Recently I watched Matt Nass play against an opponent in a top 8 match. It may even have been a final.
What I saw baffled me. His Tron opponent had an oblivion stone on the battlefield. He had the mana to activate it. Matt took his turn and the first few things he did (spells, abilities etc) he deliberately paused and gave his opponent credit for knowing when to crack the o-stone and disrupt the combo. His opponent did nothing. Matt kind of physically stuttered a couple of times, in surprise I guess, as he was allowed to just enact the combo and build an unassailable position.
By the time his opponent decided to crack the o-stone it was too late and didn’t do anything at all. At the highest level of play in the finals of one of the biggest tournaments on the planet, Nass’ opponent made what looked like an FNM-level rookie error.

I backed up the footage and watched it a couple of times, too.
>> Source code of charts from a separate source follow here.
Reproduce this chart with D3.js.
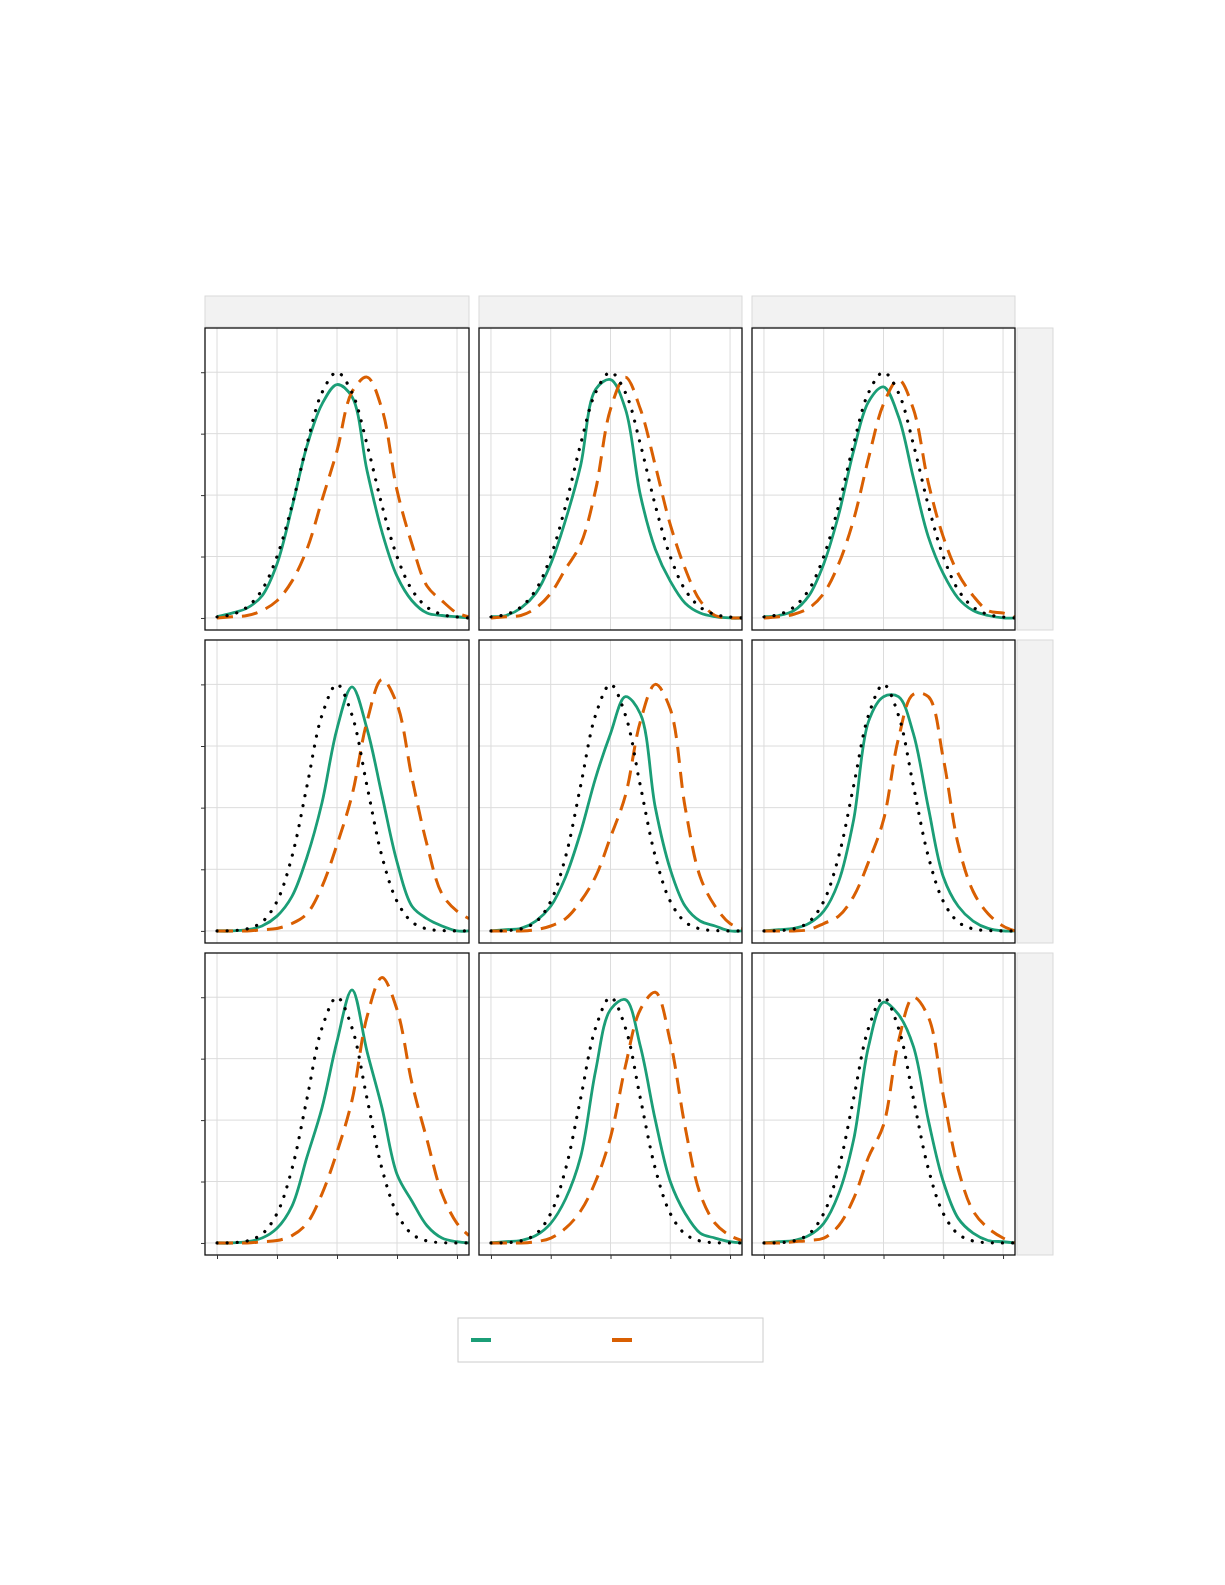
<!DOCTYPE html>
<html><head><meta charset="utf-8">
<script src="https://cdn.jsdelivr.net/npm/d3@7"></script>
<style>body{margin:0;background:#fff}</style>
</head><body>
<svg id="c" width="1225" height="1585"></svg>
<script>
const xGrid = [-4,-3.5,-3,-2.5,-2,-1.5,-1,-0.5,0,0.5,1,1.5,2,2.5,3,3.5,4,4.4];
const xTicks = [-4,-2,0,2,4];
const yTicks = [0,0.25,0.5,0.75,1];

const normWide   = [0.004,0.014,0.044,0.114,0.25,0.458,0.707,0.917,1,0.917,0.707,0.458,0.25,0.114,0.044,0.014,0.004,0];
const normNarrow = [0,0.0015,0.008,0.036,0.12,0.302,0.588,0.875,1,0.875,0.588,0.302,0.12,0.036,0.008,0.0015,0,0];

const green = [
  [0.005,0.02,0.04,0.09,0.22,0.45,0.7,0.87,0.95,0.9,0.6,0.35,0.17,0.07,0.02,0.01,0.005,0],
  [0.005,0.01,0.04,0.1,0.22,0.4,0.62,0.93,0.97,0.85,0.5,0.28,0.15,0.06,0.02,0.005,0,0],
  [0.005,0.01,0.03,0.09,0.22,0.42,0.68,0.88,0.94,0.82,0.57,0.33,0.18,0.08,0.03,0.01,0,0],
  [0,0,0.005,0.02,0.06,0.14,0.3,0.52,0.82,0.99,0.82,0.55,0.28,0.1,0.05,0.02,0,0],
  [0,0.005,0.01,0.04,0.1,0.22,0.4,0.62,0.8,0.95,0.88,0.5,0.25,0.1,0.04,0.02,0,0],
  [0,0.005,0.01,0.03,0.08,0.2,0.45,0.85,0.95,0.95,0.8,0.5,0.22,0.1,0.04,0.01,0,0],
  [0,0,0.005,0.02,0.06,0.15,0.35,0.55,0.82,1.03,0.78,0.55,0.28,0.17,0.07,0.02,0.005,0],
  [0,0.005,0.01,0.03,0.08,0.18,0.35,0.7,0.95,0.99,0.8,0.5,0.25,0.12,0.04,0.02,0.005,0],
  [0,0.005,0.01,0.03,0.08,0.2,0.42,0.8,0.98,0.93,0.8,0.5,0.25,0.1,0.04,0.01,0.005,0]
];
const orange = [
  [0,0.005,0.01,0.03,0.07,0.15,0.28,0.48,0.68,0.92,0.98,0.85,0.52,0.3,0.13,0.07,0.02,0.005],
  [0,0.005,0.01,0.04,0.1,0.2,0.3,0.52,0.85,0.98,0.85,0.62,0.38,0.2,0.07,0.01,0,0],
  [0,0.005,0.015,0.04,0.1,0.22,0.4,0.65,0.87,0.97,0.85,0.55,0.33,0.18,0.09,0.03,0.02,0.005],
  [0,0,0,0.005,0.01,0.03,0.07,0.18,0.35,0.55,0.85,1.02,0.92,0.62,0.35,0.15,0.08,0.05],
  [0,0,0,0.005,0.02,0.05,0.12,0.22,0.38,0.55,0.85,1.0,0.9,0.5,0.22,0.1,0.03,0.01],
  [0,0,0,0.005,0.03,0.06,0.14,0.28,0.45,0.78,0.96,0.95,0.7,0.35,0.16,0.07,0.02,0],
  [0,0,0,0.005,0.01,0.03,0.08,0.2,0.37,0.58,0.92,1.08,0.95,0.65,0.42,0.2,0.08,0.03],
  [0,0,0,0.005,0.02,0.06,0.13,0.25,0.43,0.72,0.95,1.02,0.82,0.47,0.2,0.08,0.03,0.01],
  [0,0,0.005,0.01,0.02,0.07,0.18,0.35,0.48,0.82,1.0,0.92,0.6,0.3,0.13,0.06,0.02,0]
];

const colX = [[205,469],[479,742],[752,1015]];
const rowY = [[328,630],[640,943],[953,1255]];

const svg = d3.select("#c");
const defs = svg.append("defs");

for (let r = 0; r < 3; r++) {
  // right strip
  svg.append("rect").attr("x", 1017).attr("y", rowY[r][0]).attr("width", 36)
    .attr("height", rowY[r][1] - rowY[r][0]).attr("fill", "#f2f2f2").attr("stroke", "#d9d9d9");
  for (let c = 0; c < 3; c++) {
    const [x0, x1] = colX[c], [y0, y1] = rowY[r];
    if (r === 0) {
      svg.append("rect").attr("x", x0).attr("y", 296).attr("width", x1 - x0).attr("height", 31)
        .attr("fill", "#f2f2f2").attr("stroke", "#d9d9d9");
    }
    const x = d3.scaleLinear().domain([-4.4, 4.4]).range([x0, x1]);
    const y = d3.scaleLinear().domain([-0.049, 1.18]).range([y1, y0]);
    const id = "clip" + r + c;
    defs.append("clipPath").attr("id", id).append("rect")
      .attr("x", x0).attr("y", y0).attr("width", x1 - x0).attr("height", y1 - y0);
    const g = svg.append("g");
    g.selectAll(".gx").data(xTicks).join("line")
      .attr("x1", d => x(d)).attr("x2", d => x(d)).attr("y1", y0).attr("y2", y1)
      .attr("stroke", "#dcdcdc");
    g.selectAll(".gy").data(yTicks).join("line")
      .attr("x1", x0).attr("x2", x1).attr("y1", d => y(d)).attr("y2", d => y(d))
      .attr("stroke", "#dcdcdc");

    const line = d3.line().x((d, i) => x(xGrid[i])).y(d => y(d)).curve(d3.curveCatmullRom);
    const pg = g.append("g").attr("clip-path", `url(#${id})`);
    const k = r * 3 + c;
    pg.append("path").attr("d", line(green[k])).attr("fill", "none")
      .attr("stroke", "#1b9e77").attr("stroke-width", 2.8);
    pg.append("path").attr("d", line(orange[k])).attr("fill", "none")
      .attr("stroke", "#d95f02").attr("stroke-width", 3).attr("stroke-dasharray", "16,9");
    pg.append("path").attr("d", line(r === 0 ? normWide : normNarrow)).attr("fill", "none")
      .attr("stroke", "#000").attr("stroke-width", 3.2).attr("stroke-linecap", "round")
      .attr("stroke-dasharray", "0.1,10");

    g.append("rect").attr("x", x0).attr("y", y0).attr("width", x1 - x0).attr("height", y1 - y0)
      .attr("fill", "none").attr("stroke", "#111").attr("stroke-width", 1.3);

    if (c === 0) {
      const ay = svg.append("g").attr("transform", `translate(${x0},0)`)
        .call(d3.axisLeft(y).tickValues(yTicks).tickSize(4).tickFormat(""));
      ay.select(".domain").remove();
      ay.selectAll("line").attr("stroke", "#333");
    }
    if (r === 2) {
      const ax = svg.append("g").attr("transform", `translate(0,${y1})`)
        .call(d3.axisBottom(x).tickValues(xTicks).tickSize(4).tickFormat(""));
      ax.select(".domain").remove();
      ax.selectAll("line").attr("stroke", "#333");
    }
  }
}

// legend
const lg = svg.append("g");
lg.append("rect").attr("x", 458).attr("y", 1318).attr("width", 305).attr("height", 44)
  .attr("fill", "#fff").attr("stroke", "#cccccc");
lg.append("line").attr("x1", 471).attr("x2", 491).attr("y1", 1340).attr("y2", 1340)
  .attr("stroke", "#1b9e77").attr("stroke-width", 4);
lg.append("line").attr("x1", 612).attr("x2", 632).attr("y1", 1340).attr("y2", 1340)
  .attr("stroke", "#d95f02").attr("stroke-width", 4);
</script>
</body></html>
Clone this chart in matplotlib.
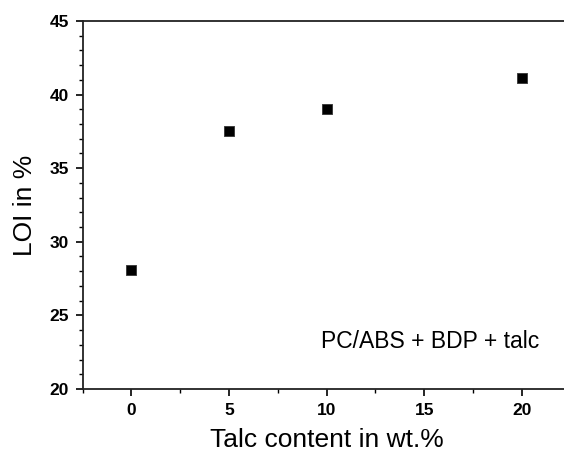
import numpy as np
import matplotlib.pyplot as plt
from matplotlib.ticker import MultipleLocator

# talc content (wt.%) and LOI (%)
talc = [0, 5, 10, 20]
loi = [28.1, 37.5, 39.0, 41.1]

xticks = [0, 5, 10, 15, 20]
yticks = [20, 25, 30, 35, 40, 45]

plt.rcParams['font.family'] = ['Liberation Sans', 'DejaVu Sans']

fig = plt.figure(figsize=(5.64, 4.58), dpi=100)
ax = fig.add_axes([0.1466, 0.1507, 0.865, 0.8035])

ax.scatter(talc, loi, marker='s', s=42, c='black', edgecolors='#333333', linewidths=0.6, zorder=3)

ax.set_xlim(-2.5, 22.5)
ax.set_ylim(20, 45)
ax.set_xticks(xticks)
ax.set_yticks(yticks)
ax.xaxis.set_minor_locator(MultipleLocator(2.5))
ax.yaxis.set_minor_locator(MultipleLocator(1))

ax.tick_params(axis='both', which='major', direction='out', length=5, width=1.2,
               labelsize=12.5, pad=5)
ax.tick_params(axis='both', which='minor', direction='out', length=3, width=1.0)
for lab in ax.get_xticklabels() + ax.get_yticklabels():
    lab.set_fontweight('bold')

for s in ['left', 'bottom', 'top']:
    ax.spines[s].set_linewidth(1.3)
    ax.spines[s].set_color('#222222')
ax.spines['right'].set_visible(False)

ax.set_xlabel("Talc content in wt.%", fontsize=19, labelpad=7)
ax.set_ylabel("LOI in %", fontsize=19, labelpad=9)

ax.text(0.936, 0.13, "PC/ABS + BDP + talc", transform=ax.transAxes,
        fontsize=16.5, ha='right', va='center')

fig.savefig("out.png", dpi=100)
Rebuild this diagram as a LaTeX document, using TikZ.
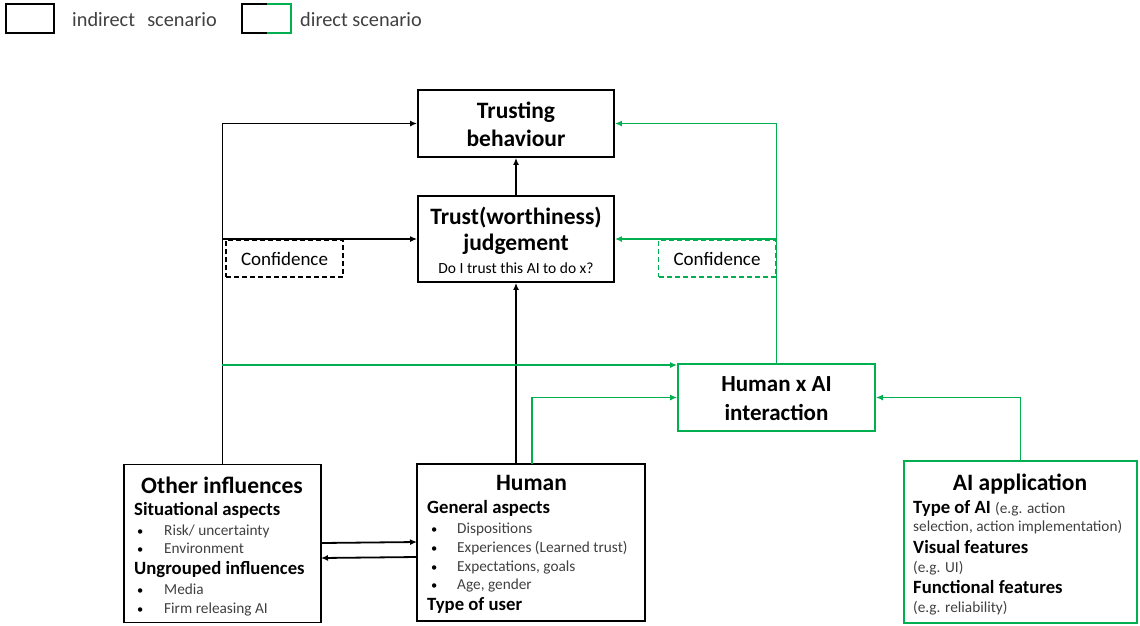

I wanted to watch it from the Tron player’s perspective and see if I missed anything. Nope. I’m flummoxed haha. There was a definite clear moment where cracking the o-stone denies Nass the ability to go off that turn, but i guess the Tron player just wasn’t familiar with the deck or was exhausted from a day of playing. Either way, with the removal on-board and the mana to use it, he just handed Nass the game. It was a little strange to watch but then I had to check myself because just like that Tron player, I’ve made similar errors in my time and all of them are circumstantial and forgivable.

Still. I thought it was worth mentioning.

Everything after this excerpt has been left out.